MPs on the Public Accounts Committee have stated they have little confidence in scrutiny arrangements being put in place around the government’s flagship devolution deals, and called for these to be improved in order to protect taxpayers’ interests.

A report by the Public Accounts Committee published on 1 July, warned that, following the abolition of the Audit Commission, the existing arrangements for local scrutiny of devolved functions must be made more robust.

Examining devolution agreements in 10 areas – Greater Manchester, Cornwall, Sheffield City Region, the North East, Tees Valley, Liverpool City Region, the West Midlands, East Anglia, Greater Lincolnshire, and the West of England – the PAC said local authority scrutiny was constrained.

The devolution deals for these areas, while all bespoke, share a number of elements, including devolved responsibilities in areas of local transport, business support and further education.

Committee chair Meg Hillier said English devolution represented a big change to the way large sums of taxpayers’ money is spent.

“It is therefore alarming to report that, as we hurtle towards mayoral elections planned for next year [in these combined authority areas], so many questions still hang over the process,” she added.

“Parliament and the public must be assured that devolved spending is subject to effective scrutiny and there are clear lines of accountability for delivering value for money.

“These vital arrangements are still very much work-in-progress and must be confirmed as a matter of urgency.”

The committee recommended that government should set out by November how it intends to ensure local scrutiny of devolved functions and funding will be well supported.

The Cities and Local Growth report highlighted that, currently, local auditors focus on individual bodies’ financial statements and arrangements for securing value for money.
“It is not yet clear whether there will be any sort of independent institutional scrutiny of devolution deals as a whole, or what form this might take,” it stated.

“As more powers, funding and responsibilities are devolved to the local level, we are therefore concerned that a gap in the scrutiny of value for money might be appearing.”

The report, which the committee acknowledged was being carried out in an evolving policy context, highlighted this was an untested policy area.
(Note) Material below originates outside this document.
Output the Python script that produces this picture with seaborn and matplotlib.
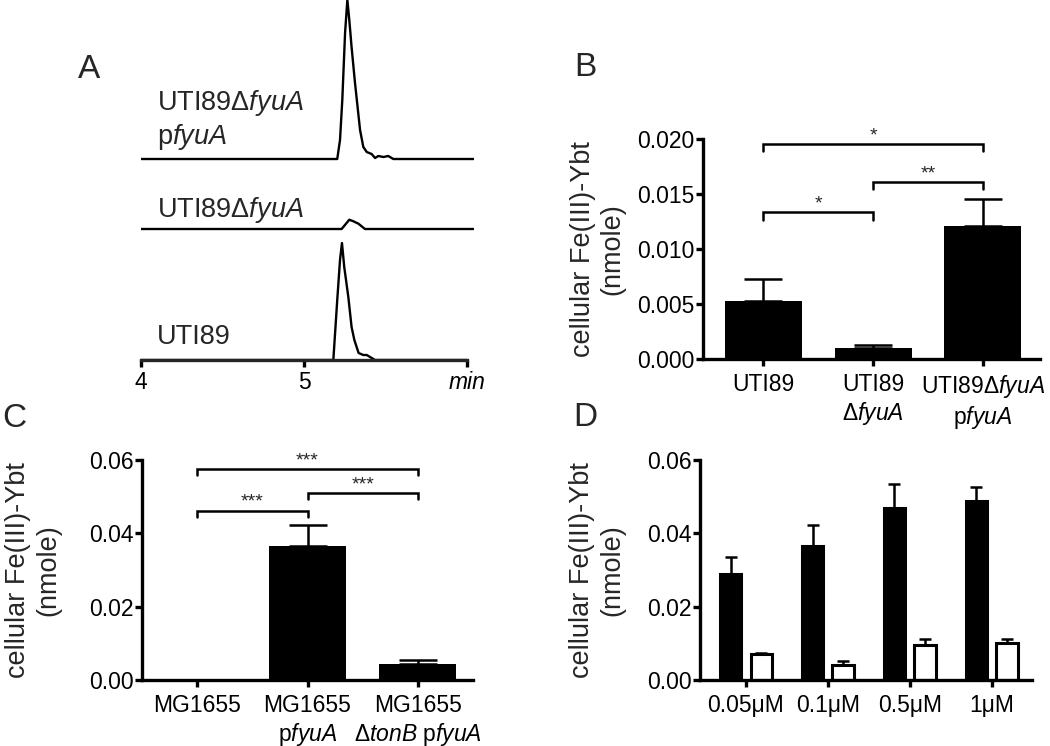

There were already clear tensions emerging in the deals, with evidence that some deals may disintegrate.

There should be greater clarity from ministers about what they are hoping to achieve, Hillier added.

“The government has set an ambitious timetable to implement devolution deals but it must not skip over crucial details in a blinkered race to the tape.

“The interests of taxpayers are paramount and we urge the government to act on our recommendations now to ensure devolution fully serves those interests.”

A DCLG spokesman said the report “misses the point of devolution, which is to end the one-size-fits-all approaches of the past and hand power from Whitehall to local people who know their areas best”.

He added: “We’ve agreed 10 landmark devolution deals covering nearly 30% of the country, with local leaders accountable to their residents including through the election of mayors to oversee the new powers.

“This is a voluntary, bottom-up process based on local proposals demonstrating strong local agreement and clear accountability.”